Shabbat Shalom with a Heart Healthy Dose of Torah-Sh’mini

I am staring at a text that affirms the priesthood and its relationship with a loving God. The Tabernacle stands open and ready for business. The priests prepared the altar for the initial sacrifice. The community prepares to celebrate the “Grand Opening” of God’s place. The priests cook the meat and splatter the blood all over the altar while the people sing and revel in the messy celebration. In the midst of all this, two “rogue” priests die. The fire from the altar consumes their souls but does not burn their bodies. They brought a divergent offering to the altar; one not prescribed by the altar’s ultimate host, God.

Some argue that they died because it was an offering other than that which God wanted. Others maintain that they must have been drunk and in approaching the altar inebriated, they committed the ultimate of blasphemes. Torah commentators are obsessed with harshly judging Nadav and Avihu (the young priests who perished). The text does not give us their motivation. As to the whole matter, all I can say is that, over the last two thousand years, we have experienced profound relationships with God, and not once have we lined the altar with the blood, fat, and meat of an animal.
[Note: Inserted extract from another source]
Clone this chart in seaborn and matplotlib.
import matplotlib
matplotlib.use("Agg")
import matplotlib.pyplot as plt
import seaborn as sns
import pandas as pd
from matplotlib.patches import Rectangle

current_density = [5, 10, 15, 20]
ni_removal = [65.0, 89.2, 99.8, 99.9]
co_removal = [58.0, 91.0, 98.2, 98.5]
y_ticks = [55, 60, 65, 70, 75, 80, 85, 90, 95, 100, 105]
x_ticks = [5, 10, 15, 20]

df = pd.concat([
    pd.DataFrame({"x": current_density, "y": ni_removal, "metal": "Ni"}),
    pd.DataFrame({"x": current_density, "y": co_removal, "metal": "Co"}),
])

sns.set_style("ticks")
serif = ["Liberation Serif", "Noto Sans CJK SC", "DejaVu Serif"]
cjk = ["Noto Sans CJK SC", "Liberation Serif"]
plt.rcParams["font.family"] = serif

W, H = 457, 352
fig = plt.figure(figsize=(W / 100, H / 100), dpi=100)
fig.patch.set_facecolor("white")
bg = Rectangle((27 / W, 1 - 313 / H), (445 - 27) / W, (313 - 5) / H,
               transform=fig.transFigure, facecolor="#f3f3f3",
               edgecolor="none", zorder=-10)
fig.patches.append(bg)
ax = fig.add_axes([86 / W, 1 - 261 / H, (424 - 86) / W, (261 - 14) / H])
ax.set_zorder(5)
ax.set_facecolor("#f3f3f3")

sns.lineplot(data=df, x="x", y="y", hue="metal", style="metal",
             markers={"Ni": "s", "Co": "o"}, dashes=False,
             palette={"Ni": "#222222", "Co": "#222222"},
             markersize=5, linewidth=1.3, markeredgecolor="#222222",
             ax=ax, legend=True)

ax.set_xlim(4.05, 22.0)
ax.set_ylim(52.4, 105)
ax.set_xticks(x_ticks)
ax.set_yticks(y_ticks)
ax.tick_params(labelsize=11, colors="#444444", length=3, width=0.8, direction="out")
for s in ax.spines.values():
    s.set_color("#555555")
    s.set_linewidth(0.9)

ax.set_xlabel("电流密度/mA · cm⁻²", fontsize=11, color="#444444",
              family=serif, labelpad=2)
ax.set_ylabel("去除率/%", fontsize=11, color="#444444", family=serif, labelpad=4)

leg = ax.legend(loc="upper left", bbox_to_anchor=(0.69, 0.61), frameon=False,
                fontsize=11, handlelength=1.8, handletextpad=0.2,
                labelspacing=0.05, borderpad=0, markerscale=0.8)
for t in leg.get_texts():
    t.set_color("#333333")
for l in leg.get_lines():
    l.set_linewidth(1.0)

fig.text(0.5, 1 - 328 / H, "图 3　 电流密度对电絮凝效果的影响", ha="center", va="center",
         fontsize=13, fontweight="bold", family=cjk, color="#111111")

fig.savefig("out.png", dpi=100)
Ultimately, the disagreement did not keep the sacrifice … or reinstate the sacrifice. Nor, did it keep us from God.

Our great sage Maimonides, in the Guide for the Perplexed, regards the sacrifices as a concession to a new and evolving nation, an attempt to make change happen at an appropriate speed (so as not to alienate people). He suggested the sacrifice as a gradually weaning away from ancient pagan idolatry. If the concept of sacrificing had value, it was to teach us (allegorically) that we find righteousness in regularly bringing our most exceptional selves to the altar of engagement with God and with each other.
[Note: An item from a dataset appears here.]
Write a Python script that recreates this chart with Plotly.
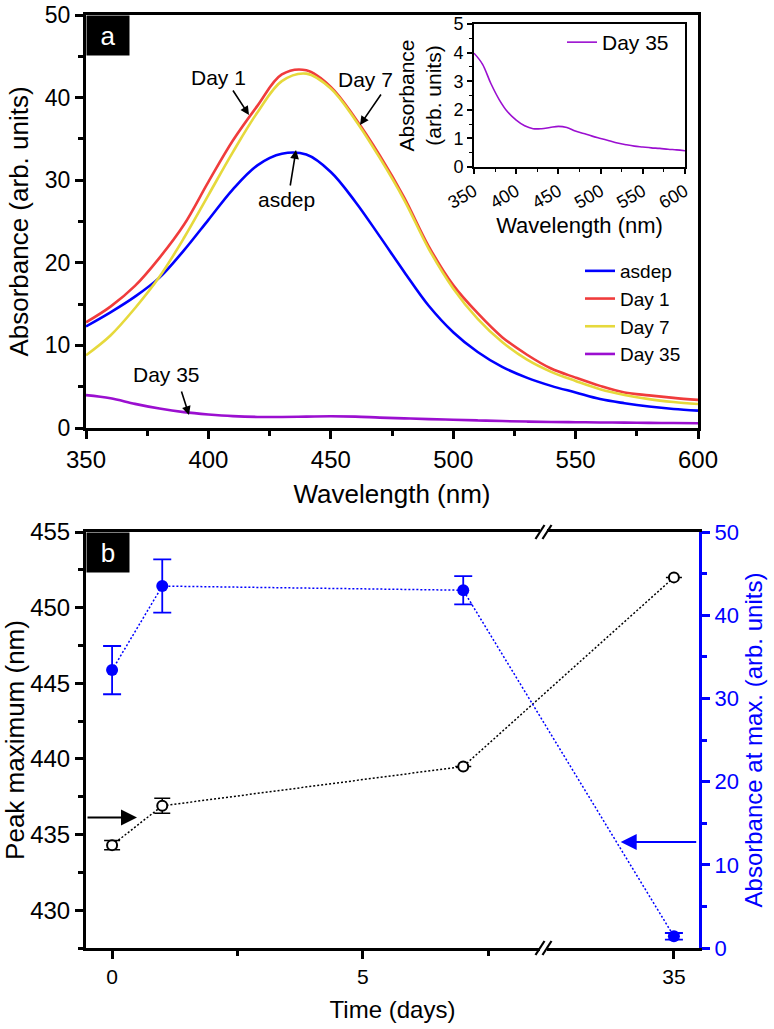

Maybe, Nadav and Avihu felt that this cult worship experience was blasphemous? Maybe their alien fire sought to protest the introduction of pagan idolatry to a people who had just left Egypt, freed from the slavery to Pharaoh and to Pharaoh’s ritual offering to false gods. I have posited that, sometimes, bringing the “alien fire” costs us our lives, but that the “alien fire” was a more righteous fire than the one currently in vogue. Martin Luther King, Rabbi Akiva, Jesus, and a litany of others lost their lives bringing fire to the altar that “bucked” the pervasive order. We are blessed in the change that they brought.

When I read this text, though, I struggle to get past the entire chapter devoted to detailing the pomp and circumstance of the ritual that begins with a mass slaughter of animals, the spraying, displaying, and burning of their parts, and the party atmosphere that follows. More so, I struggle that the death of two of Aaron’s sons, who are themselves “High Priests,” gets two verses and no details. For me, this is one of those places where the text screams to be read and reread. I don’t think we have done that. Too often, we blindly accept the literal text, giving no critical thought to the real messages the author intended, conveyed through stylistic devices. More problematic is the truth that once we read what someone else has to say about a text, it becomes our “gospel” because it is easier just to adopt that understanding and not invest ourselves in finding our own.

We have to think for ourselves. Sometimes we find ourselves in thoughts completely outside of the accepted norms. Yes, this can be dangerous territory, but imagine a world where Moses, Jesus, Mohammad, Einstein, King all simply accepted the status quo. We never have to agree on matters to both grow from a meaningful conversation about them. SO much needs to evolve in life. The more time and distance we put between us, the less chance there is of any positive change occurring … ever. Let’s get past our prejudices and our complacency … let’s talk. Shabbat Shalom.